■ INFORMATION GIVEN ■

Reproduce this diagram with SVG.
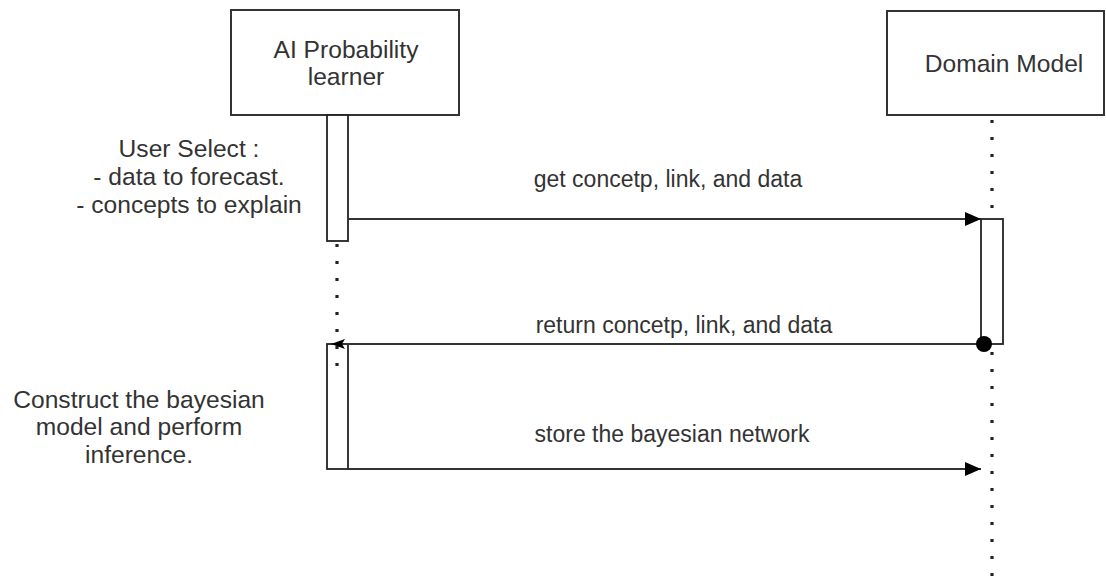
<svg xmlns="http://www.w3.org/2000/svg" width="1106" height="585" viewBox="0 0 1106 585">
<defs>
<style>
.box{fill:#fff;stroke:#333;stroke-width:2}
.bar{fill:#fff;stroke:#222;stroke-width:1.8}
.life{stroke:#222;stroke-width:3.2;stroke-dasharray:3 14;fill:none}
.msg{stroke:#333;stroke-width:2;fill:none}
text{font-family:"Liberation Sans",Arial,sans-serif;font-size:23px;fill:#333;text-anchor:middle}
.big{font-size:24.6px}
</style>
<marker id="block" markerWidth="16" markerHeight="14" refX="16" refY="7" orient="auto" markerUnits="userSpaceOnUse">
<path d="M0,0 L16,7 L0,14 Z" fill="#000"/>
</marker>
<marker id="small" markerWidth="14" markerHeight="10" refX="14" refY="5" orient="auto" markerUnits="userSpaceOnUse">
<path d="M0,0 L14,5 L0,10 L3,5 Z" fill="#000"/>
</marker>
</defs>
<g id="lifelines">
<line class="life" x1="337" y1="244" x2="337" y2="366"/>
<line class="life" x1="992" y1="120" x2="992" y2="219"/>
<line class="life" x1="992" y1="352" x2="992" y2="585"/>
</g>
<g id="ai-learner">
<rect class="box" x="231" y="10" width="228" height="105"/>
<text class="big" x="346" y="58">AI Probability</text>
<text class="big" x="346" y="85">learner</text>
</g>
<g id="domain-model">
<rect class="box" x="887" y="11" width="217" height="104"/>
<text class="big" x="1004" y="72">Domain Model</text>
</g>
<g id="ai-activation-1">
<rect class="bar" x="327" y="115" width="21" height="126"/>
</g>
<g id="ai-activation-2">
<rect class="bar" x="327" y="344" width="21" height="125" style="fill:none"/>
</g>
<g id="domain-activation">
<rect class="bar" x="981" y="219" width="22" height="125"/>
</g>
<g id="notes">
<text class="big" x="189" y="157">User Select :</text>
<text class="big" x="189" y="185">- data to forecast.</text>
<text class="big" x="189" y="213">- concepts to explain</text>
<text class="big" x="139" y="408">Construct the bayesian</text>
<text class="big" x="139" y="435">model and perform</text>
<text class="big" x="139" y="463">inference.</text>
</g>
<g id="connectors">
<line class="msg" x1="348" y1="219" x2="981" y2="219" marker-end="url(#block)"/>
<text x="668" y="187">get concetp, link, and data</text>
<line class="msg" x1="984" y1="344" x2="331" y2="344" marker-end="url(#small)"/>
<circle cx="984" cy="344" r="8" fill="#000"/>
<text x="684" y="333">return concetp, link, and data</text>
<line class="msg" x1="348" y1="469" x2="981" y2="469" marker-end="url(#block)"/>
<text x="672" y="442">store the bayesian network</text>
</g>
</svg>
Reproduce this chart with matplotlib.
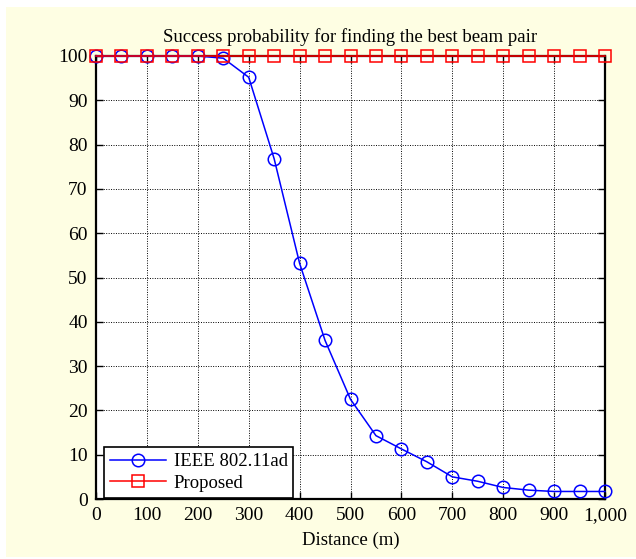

■ REQUIRED TASK ■
Retype each line of the listing above word for word. Exclude the pictures.

■ THE SOLUTION ■
Reproduce this diagram with SVG.
<svg xmlns="http://www.w3.org/2000/svg" width="1106" height="585" viewBox="0 0 1106 585">
<defs>
<style>
.box{fill:#fff;stroke:#333;stroke-width:2}
.bar{fill:#fff;stroke:#222;stroke-width:1.8}
.life{stroke:#222;stroke-width:3.2;stroke-dasharray:3 14;fill:none}
.msg{stroke:#333;stroke-width:2;fill:none}
text{font-family:"Liberation Sans",Arial,sans-serif;font-size:23px;fill:#333;text-anchor:middle}
.big{font-size:24.6px}
</style>
<marker id="block" markerWidth="16" markerHeight="14" refX="16" refY="7" orient="auto" markerUnits="userSpaceOnUse">
<path d="M0,0 L16,7 L0,14 Z" fill="#000"/>
</marker>
<marker id="small" markerWidth="14" markerHeight="10" refX="14" refY="5" orient="auto" markerUnits="userSpaceOnUse">
<path d="M0,0 L14,5 L0,10 L3,5 Z" fill="#000"/>
</marker>
</defs>
<g id="lifelines">
<line class="life" x1="337" y1="244" x2="337" y2="366"/>
<line class="life" x1="992" y1="120" x2="992" y2="219"/>
<line class="life" x1="992" y1="352" x2="992" y2="585"/>
</g>
<g id="ai-learner">
<rect class="box" x="231" y="10" width="228" height="105"/>
<text class="big" x="346" y="58">AI Probability</text>
<text class="big" x="346" y="85">learner</text>
</g>
<g id="domain-model">
<rect class="box" x="887" y="11" width="217" height="104"/>
<text class="big" x="1004" y="72">Domain Model</text>
</g>
<g id="ai-activation-1">
<rect class="bar" x="327" y="115" width="21" height="126"/>
</g>
<g id="ai-activation-2">
<rect class="bar" x="327" y="344" width="21" height="125" style="fill:none"/>
</g>
<g id="domain-activation">
<rect class="bar" x="981" y="219" width="22" height="125"/>
</g>
<g id="notes">
<text class="big" x="189" y="157">User Select :</text>
<text class="big" x="189" y="185">- data to forecast.</text>
<text class="big" x="189" y="213">- concepts to explain</text>
<text class="big" x="139" y="408">Construct the bayesian</text>
<text class="big" x="139" y="435">model and perform</text>
<text class="big" x="139" y="463">inference.</text>
</g>
<g id="connectors">
<line class="msg" x1="348" y1="219" x2="981" y2="219" marker-end="url(#block)"/>
<text x="668" y="187">get concetp, link, and data</text>
<line class="msg" x1="984" y1="344" x2="331" y2="344" marker-end="url(#small)"/>
<circle cx="984" cy="344" r="8" fill="#000"/>
<text x="684" y="333">return concetp, link, and data</text>
<line class="msg" x1="348" y1="469" x2="981" y2="469" marker-end="url(#block)"/>
<text x="672" y="442">store the bayesian network</text>
</g>
</svg>
Reproduce this chart with matplotlib.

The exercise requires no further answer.